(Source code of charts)
-.-.-
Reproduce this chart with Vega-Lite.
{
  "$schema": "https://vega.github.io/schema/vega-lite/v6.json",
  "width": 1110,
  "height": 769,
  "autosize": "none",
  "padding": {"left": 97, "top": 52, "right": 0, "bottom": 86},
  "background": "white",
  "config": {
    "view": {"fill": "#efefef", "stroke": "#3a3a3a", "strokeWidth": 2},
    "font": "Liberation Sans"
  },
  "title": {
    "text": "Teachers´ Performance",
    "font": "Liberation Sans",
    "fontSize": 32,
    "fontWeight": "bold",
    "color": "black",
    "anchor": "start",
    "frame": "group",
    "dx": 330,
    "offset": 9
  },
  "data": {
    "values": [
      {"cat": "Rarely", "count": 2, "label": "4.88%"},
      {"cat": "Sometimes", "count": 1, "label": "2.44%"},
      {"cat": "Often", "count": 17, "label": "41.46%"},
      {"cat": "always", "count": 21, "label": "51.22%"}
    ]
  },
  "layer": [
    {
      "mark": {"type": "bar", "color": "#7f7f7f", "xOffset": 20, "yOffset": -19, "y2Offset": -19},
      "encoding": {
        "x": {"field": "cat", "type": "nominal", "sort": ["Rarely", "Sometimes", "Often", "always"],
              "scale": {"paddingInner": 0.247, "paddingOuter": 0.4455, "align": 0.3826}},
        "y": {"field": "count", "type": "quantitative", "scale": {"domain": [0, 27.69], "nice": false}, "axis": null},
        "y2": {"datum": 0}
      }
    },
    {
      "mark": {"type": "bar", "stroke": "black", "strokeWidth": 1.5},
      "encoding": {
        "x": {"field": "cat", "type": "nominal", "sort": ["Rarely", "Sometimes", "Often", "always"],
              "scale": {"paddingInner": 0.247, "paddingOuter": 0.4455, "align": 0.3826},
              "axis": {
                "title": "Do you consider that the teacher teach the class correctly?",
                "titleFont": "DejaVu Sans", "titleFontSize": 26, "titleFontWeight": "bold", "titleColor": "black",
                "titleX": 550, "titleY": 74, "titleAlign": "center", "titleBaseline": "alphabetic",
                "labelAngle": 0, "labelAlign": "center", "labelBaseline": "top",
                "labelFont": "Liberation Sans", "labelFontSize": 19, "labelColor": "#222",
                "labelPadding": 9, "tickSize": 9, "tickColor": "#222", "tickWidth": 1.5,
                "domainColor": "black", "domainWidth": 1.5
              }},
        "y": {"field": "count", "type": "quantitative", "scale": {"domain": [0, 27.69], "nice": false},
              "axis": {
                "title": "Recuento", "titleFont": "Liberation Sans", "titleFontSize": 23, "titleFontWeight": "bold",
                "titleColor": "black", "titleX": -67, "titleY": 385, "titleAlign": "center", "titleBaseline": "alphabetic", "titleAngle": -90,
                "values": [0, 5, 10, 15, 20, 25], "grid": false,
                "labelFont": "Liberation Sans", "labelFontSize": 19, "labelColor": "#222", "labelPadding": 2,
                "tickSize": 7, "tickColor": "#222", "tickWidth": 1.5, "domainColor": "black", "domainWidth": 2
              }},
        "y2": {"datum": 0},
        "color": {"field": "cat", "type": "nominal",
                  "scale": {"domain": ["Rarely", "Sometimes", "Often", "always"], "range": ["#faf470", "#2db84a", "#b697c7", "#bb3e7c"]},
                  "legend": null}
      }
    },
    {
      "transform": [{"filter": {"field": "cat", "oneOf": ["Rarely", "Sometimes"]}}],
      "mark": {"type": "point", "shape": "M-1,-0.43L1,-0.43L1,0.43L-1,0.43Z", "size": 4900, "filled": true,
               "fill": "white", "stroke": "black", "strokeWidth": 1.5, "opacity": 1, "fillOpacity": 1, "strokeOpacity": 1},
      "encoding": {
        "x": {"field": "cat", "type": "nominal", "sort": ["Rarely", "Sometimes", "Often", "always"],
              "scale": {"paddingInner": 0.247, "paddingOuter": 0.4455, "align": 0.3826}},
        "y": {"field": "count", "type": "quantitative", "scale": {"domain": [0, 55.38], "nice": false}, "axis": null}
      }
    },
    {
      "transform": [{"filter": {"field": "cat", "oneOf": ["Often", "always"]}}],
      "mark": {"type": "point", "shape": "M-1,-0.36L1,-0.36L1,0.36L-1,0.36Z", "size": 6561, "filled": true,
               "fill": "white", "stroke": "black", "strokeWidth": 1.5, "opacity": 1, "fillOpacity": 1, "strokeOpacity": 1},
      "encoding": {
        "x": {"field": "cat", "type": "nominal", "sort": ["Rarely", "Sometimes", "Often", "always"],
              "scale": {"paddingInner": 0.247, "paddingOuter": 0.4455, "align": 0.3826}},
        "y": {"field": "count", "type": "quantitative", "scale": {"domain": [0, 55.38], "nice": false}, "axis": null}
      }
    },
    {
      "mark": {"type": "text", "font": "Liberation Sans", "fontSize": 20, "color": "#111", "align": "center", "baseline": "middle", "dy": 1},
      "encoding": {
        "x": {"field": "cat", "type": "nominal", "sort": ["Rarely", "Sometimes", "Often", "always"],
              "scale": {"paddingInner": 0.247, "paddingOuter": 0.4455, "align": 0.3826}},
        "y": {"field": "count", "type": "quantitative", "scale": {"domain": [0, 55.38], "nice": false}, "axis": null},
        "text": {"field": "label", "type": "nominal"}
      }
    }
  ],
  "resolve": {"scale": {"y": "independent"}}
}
-.-.-
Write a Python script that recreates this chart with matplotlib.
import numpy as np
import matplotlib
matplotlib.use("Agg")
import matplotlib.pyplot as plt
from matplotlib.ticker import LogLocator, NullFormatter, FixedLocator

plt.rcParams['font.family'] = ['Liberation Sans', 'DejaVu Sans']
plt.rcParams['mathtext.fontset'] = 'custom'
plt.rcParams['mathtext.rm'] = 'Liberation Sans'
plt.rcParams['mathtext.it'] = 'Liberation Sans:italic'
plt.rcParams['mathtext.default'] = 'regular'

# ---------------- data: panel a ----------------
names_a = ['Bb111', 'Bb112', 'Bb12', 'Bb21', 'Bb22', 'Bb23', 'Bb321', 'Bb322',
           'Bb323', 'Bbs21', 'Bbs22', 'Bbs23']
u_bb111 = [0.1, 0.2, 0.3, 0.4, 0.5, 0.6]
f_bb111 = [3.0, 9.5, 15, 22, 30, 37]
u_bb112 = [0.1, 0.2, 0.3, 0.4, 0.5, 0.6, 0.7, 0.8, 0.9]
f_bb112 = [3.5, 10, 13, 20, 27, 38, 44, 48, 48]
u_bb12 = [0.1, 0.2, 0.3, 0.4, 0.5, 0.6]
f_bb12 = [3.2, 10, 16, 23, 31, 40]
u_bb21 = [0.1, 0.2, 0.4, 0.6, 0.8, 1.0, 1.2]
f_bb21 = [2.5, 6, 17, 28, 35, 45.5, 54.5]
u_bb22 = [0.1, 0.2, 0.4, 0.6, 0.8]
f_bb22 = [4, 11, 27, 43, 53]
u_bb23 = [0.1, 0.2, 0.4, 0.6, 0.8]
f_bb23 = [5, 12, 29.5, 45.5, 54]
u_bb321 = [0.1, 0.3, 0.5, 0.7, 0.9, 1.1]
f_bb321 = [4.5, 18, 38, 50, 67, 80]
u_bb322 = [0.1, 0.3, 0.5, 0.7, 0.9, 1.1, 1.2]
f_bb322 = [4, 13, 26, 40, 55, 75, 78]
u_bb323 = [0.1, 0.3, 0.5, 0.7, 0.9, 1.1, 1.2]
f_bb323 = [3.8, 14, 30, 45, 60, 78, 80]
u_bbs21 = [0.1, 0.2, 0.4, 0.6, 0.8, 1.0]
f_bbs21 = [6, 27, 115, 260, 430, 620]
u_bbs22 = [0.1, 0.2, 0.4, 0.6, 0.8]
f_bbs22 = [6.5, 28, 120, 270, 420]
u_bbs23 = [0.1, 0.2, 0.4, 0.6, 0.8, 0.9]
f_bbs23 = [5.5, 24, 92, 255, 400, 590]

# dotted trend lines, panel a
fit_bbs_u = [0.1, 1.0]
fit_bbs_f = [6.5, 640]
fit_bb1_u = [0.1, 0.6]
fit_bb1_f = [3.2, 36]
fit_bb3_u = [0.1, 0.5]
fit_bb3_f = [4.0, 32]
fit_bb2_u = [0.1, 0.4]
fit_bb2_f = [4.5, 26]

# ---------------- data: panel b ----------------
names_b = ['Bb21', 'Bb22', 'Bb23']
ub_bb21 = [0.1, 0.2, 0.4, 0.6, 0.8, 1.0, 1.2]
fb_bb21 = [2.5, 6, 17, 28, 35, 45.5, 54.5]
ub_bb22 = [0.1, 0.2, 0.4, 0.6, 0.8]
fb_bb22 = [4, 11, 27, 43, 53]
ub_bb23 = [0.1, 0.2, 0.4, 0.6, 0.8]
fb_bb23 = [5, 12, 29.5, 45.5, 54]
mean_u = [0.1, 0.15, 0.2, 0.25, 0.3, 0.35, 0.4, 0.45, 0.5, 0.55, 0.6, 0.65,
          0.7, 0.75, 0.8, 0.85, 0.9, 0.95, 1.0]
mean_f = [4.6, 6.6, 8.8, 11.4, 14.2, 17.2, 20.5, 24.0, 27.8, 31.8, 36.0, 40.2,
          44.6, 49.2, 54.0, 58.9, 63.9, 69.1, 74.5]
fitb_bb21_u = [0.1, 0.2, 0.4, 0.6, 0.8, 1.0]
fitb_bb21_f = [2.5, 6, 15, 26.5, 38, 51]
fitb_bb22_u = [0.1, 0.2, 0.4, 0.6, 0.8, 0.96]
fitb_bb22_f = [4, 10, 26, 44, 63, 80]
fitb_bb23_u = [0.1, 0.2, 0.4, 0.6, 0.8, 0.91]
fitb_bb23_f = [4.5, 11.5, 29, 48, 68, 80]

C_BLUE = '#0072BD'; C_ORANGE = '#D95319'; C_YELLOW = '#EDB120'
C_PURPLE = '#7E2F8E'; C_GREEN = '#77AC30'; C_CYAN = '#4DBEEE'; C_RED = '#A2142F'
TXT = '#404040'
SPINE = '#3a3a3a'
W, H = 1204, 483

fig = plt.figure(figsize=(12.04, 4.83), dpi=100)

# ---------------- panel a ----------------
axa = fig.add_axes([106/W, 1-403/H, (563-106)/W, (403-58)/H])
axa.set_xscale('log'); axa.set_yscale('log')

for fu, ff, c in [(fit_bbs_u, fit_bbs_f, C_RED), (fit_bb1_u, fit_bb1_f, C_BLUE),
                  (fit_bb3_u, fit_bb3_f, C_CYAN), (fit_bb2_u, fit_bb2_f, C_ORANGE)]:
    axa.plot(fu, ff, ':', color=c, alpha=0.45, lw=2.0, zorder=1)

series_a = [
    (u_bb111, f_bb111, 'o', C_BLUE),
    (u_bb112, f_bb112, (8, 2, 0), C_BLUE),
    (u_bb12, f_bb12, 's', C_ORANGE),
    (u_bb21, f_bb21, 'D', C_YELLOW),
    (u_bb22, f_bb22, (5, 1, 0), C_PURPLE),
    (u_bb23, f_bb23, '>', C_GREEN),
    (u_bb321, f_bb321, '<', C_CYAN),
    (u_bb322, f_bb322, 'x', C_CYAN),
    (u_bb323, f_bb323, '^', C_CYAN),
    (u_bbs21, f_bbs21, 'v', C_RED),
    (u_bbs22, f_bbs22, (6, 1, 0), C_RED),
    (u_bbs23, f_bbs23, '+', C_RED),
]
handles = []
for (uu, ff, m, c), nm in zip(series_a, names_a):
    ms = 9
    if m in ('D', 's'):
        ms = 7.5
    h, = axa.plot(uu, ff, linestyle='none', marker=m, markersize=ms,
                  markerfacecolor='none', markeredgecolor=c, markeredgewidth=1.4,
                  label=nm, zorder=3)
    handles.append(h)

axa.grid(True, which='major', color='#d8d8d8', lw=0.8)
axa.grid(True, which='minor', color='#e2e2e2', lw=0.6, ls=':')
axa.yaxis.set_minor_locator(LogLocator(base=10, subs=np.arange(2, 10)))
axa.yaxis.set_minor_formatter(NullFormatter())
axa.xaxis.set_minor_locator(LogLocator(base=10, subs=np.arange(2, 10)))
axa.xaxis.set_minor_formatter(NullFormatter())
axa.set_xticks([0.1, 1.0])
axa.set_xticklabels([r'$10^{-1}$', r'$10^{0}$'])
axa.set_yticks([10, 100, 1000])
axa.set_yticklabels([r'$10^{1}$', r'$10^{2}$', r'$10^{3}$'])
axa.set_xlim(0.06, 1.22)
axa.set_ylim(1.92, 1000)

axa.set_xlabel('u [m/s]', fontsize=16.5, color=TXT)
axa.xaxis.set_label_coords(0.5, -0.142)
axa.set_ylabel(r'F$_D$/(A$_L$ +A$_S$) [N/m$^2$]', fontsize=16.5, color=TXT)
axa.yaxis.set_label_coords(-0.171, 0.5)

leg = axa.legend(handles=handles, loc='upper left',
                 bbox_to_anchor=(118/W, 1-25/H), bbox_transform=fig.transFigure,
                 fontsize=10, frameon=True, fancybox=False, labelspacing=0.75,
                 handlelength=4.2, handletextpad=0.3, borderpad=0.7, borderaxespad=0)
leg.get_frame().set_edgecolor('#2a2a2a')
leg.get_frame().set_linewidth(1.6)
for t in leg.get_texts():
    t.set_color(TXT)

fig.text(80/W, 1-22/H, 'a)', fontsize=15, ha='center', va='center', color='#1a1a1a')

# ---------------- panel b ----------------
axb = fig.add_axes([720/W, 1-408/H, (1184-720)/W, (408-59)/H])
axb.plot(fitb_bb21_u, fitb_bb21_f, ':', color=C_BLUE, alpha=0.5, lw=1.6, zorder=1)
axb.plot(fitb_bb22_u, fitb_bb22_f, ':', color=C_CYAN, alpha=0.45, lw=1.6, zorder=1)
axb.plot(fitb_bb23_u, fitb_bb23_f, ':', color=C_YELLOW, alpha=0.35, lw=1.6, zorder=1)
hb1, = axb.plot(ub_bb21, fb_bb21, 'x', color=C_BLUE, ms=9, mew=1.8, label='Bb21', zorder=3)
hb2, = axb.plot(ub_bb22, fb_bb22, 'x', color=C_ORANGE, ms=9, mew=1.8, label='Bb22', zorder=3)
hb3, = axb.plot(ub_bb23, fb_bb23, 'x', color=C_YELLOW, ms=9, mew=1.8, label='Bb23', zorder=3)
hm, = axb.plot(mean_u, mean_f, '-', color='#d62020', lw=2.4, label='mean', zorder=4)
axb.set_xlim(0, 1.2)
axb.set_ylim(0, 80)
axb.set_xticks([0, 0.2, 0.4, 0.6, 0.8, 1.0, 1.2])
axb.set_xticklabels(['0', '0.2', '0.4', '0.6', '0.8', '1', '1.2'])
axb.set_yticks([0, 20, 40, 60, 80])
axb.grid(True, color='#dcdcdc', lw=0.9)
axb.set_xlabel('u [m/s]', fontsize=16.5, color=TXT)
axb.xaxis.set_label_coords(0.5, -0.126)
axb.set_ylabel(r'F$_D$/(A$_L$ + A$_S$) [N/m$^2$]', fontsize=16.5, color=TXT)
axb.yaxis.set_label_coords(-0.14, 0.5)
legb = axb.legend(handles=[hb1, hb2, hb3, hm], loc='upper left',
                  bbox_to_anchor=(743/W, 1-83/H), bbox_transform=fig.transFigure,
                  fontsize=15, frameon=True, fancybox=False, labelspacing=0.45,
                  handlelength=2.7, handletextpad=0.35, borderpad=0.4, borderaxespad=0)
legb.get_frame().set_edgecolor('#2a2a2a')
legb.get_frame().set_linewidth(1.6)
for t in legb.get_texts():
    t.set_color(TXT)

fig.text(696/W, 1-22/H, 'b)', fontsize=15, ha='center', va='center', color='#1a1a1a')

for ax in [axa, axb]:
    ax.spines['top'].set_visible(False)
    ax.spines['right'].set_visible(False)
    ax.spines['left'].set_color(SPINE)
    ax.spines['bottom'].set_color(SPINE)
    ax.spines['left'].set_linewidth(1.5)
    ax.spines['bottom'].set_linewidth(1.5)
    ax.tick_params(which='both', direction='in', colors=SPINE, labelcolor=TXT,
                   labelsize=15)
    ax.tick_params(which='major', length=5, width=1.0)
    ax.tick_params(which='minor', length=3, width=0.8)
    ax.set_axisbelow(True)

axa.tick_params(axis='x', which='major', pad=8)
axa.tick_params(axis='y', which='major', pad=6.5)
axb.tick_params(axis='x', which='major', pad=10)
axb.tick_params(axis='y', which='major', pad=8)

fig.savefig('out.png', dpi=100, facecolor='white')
-.-.-
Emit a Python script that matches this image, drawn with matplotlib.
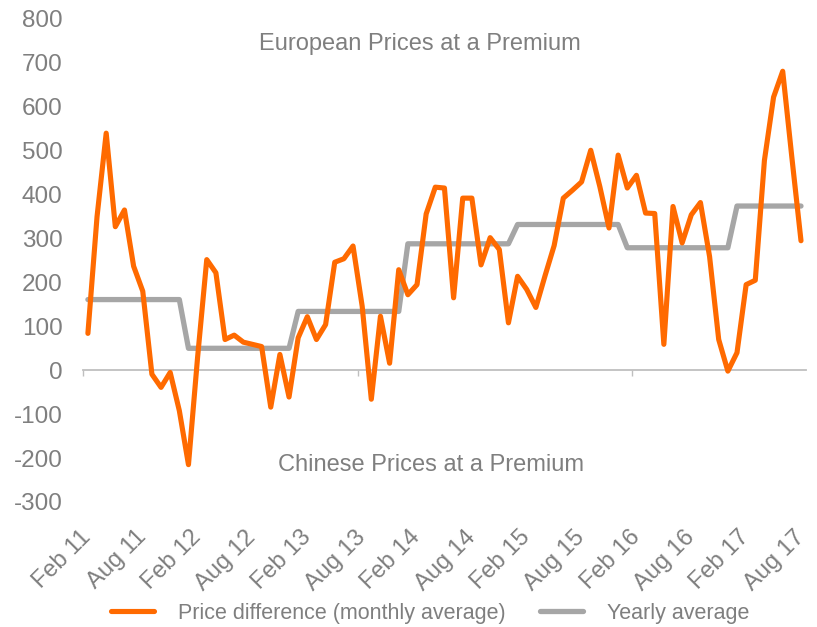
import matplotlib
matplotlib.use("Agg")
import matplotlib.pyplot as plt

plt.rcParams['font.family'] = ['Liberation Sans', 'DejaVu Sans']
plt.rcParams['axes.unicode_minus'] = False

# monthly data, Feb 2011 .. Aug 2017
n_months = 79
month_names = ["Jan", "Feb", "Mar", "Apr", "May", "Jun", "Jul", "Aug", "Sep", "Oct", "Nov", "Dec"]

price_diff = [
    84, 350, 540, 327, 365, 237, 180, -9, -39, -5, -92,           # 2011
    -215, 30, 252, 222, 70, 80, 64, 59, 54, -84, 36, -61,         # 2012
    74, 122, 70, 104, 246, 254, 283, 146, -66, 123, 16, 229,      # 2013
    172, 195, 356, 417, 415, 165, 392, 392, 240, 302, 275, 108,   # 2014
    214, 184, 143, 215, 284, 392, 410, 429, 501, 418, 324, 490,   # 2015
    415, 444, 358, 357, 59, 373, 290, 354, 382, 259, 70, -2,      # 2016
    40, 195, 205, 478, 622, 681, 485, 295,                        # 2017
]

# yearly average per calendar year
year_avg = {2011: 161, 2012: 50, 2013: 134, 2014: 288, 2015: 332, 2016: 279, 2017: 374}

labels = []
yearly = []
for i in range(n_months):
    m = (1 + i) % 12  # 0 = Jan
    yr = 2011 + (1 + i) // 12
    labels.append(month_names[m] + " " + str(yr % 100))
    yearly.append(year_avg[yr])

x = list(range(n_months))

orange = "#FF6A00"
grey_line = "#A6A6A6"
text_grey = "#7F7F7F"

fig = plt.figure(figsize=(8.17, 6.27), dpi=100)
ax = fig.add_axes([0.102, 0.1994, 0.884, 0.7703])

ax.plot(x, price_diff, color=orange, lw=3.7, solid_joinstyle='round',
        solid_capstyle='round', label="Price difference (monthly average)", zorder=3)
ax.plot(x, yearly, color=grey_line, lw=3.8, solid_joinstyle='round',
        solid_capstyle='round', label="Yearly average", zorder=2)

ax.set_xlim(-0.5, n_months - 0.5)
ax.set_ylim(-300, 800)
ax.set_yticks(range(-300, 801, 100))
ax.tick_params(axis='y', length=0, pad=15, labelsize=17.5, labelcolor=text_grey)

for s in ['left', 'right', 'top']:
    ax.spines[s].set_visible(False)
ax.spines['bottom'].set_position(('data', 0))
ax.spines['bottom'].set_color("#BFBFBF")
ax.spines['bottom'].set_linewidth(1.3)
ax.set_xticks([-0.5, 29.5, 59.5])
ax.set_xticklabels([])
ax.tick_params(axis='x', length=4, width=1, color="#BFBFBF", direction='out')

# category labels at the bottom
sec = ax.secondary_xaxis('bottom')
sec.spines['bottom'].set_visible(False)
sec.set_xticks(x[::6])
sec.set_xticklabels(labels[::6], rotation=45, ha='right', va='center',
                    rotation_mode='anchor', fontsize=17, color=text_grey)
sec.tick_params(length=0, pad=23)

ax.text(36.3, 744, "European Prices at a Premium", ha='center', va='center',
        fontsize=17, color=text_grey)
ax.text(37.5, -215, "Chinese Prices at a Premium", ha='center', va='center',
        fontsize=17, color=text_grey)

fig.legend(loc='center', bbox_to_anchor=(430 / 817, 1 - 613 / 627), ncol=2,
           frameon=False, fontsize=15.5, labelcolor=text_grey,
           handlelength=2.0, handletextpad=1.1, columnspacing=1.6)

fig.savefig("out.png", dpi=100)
-.-.-
» Written task:
Extract from the material above the stretch running from the line containing "Emit a Python" through the line containing "ax = fig.add_axes([0.102, 0.1994, 0.884, 0.7703])". Keep the text exact and the pictures out.

» Result:
Emit a Python script that matches this image, drawn with matplotlib.
import matplotlib
matplotlib.use("Agg")
import matplotlib.pyplot as plt

plt.rcParams['font.family'] = ['Liberation Sans', 'DejaVu Sans']
plt.rcParams['axes.unicode_minus'] = False

# monthly data, Feb 2011 .. Aug 2017
n_months = 79
month_names = ["Jan", "Feb", "Mar", "Apr", "May", "Jun", "Jul", "Aug", "Sep", "Oct", "Nov", "Dec"]

price_diff = [
    84, 350, 540, 327, 365, 237, 180, -9, -39, -5, -92,           # 2011
    -215, 30, 252, 222, 70, 80, 64, 59, 54, -84, 36, -61,         # 2012
    74, 122, 70, 104, 246, 254, 283, 146, -66, 123, 16, 229,      # 2013
    172, 195, 356, 417, 415, 165, 392, 392, 240, 302, 275, 108,   # 2014
    214, 184, 143, 215, 284, 392, 410, 429, 501, 418, 324, 490,   # 2015
    415, 444, 358, 357, 59, 373, 290, 354, 382, 259, 70, -2,      # 2016
    40, 195, 205, 478, 622, 681, 485, 295,                        # 2017
]

# yearly average per calendar year
year_avg = {2011: 161, 2012: 50, 2013: 134, 2014: 288, 2015: 332, 2016: 279, 2017: 374}

labels = []
yearly = []
for i in range(n_months):
    m = (1 + i) % 12  # 0 = Jan
    yr = 2011 + (1 + i) // 12
    labels.append(month_names[m] + " " + str(yr % 100))
    yearly.append(year_avg[yr])

x = list(range(n_months))

orange = "#FF6A00"
grey_line = "#A6A6A6"
text_grey = "#7F7F7F"

fig = plt.figure(figsize=(8.17, 6.27), dpi=100)
ax = fig.add_axes([0.102, 0.1994, 0.884, 0.7703])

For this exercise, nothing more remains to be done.